Of current accusations, Azeri sources demur.

Azerbaijan takes care of its Armenian heritage. One can view their cathedral in Baku, and walk among the graveyards. But reports say that in Nakhchivan, ancient khachars—ornately carved headstones from Christian tombs—have been destroyed. Azerbaijan reverses the allegations.

The attack on the Armenian cathedral in Shusha—if from an Azerbaijani missile—was certainly a mistake.

The Azeri evangelicals CT interviewed have no reports about Syrian mercenaries, and if present, that would be Turkey. The government has no patience for extremists, while the national military does not need the help.

Weapons from Turkey, however, have increased six-fold this year.

But while Ankara may be pushing the conflict for its own interests, they say, the drive comes from the people.

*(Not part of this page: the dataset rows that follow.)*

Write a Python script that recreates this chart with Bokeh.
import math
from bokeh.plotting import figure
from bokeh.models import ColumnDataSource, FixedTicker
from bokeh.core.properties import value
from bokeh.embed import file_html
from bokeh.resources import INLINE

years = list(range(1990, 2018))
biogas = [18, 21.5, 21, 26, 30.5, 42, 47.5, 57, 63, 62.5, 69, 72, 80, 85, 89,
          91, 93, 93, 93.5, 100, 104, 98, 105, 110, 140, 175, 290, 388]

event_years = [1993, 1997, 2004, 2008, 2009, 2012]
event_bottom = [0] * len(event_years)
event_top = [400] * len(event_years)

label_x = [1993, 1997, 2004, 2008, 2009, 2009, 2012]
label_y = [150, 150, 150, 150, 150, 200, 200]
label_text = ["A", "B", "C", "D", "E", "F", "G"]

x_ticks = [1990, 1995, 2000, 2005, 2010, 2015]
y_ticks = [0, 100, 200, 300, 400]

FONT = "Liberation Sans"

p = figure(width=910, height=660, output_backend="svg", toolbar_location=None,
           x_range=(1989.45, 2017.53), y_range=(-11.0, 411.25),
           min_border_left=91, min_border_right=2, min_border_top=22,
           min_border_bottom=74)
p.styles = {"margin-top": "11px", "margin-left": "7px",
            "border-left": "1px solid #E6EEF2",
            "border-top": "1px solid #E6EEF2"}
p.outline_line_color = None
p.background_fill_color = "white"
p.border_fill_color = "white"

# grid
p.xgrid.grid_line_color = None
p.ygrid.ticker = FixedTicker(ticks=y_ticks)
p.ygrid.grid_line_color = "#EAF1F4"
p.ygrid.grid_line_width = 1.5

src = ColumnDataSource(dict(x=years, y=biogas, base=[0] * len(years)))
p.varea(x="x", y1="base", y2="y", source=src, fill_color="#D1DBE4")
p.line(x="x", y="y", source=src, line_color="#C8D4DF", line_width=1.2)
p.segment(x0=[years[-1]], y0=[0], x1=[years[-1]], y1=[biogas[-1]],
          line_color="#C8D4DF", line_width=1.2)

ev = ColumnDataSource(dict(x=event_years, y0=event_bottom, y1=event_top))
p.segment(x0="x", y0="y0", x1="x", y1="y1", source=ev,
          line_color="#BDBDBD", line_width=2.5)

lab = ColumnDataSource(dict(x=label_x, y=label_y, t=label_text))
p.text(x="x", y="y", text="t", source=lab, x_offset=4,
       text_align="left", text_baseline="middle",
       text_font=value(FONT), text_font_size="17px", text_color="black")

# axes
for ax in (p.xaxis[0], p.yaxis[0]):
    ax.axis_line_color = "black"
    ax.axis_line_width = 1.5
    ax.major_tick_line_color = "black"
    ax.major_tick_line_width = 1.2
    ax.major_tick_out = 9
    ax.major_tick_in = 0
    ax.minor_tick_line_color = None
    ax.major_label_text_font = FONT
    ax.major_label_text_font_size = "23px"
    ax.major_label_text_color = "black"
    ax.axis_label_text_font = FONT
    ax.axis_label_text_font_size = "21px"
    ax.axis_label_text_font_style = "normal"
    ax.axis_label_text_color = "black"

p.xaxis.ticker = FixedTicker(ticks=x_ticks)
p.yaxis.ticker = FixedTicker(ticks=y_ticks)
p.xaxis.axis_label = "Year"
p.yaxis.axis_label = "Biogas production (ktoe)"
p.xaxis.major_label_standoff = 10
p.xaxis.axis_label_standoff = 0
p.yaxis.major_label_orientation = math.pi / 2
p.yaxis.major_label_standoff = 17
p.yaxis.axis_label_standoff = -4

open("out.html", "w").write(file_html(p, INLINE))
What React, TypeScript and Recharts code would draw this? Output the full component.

Nearly 20 percent of Azerbaijan’s land is occupied by ethnic Armenians. A whole generation has passed since Azeris were pushed out of their homes, whether in Armenia proper, Nagorno-Karabakh, or its surrounding occupied territories.

The displaced constitute up to 10 percent of Azerbaijan’s population.

Thus the current war is a popular one.

“I have never seen the country so united,” Melnikov said. “But with so much bloodshed, people are saying don’t stop until we recover everything.”

Citizens are volunteering for the front lines. Relief supplies are amply donated. They are tired of Minsk Group failures. They want to win.

But above all, Azerbaijani evangelicals want to make one thing clear: The conflict is not religious.

“Let us not mix sacred with not-sacred,” stated their open letter.

“This is a political war; it has nothing to do with Christianity.”

Correction: The Sumgait killings took place in 1988, not 1998.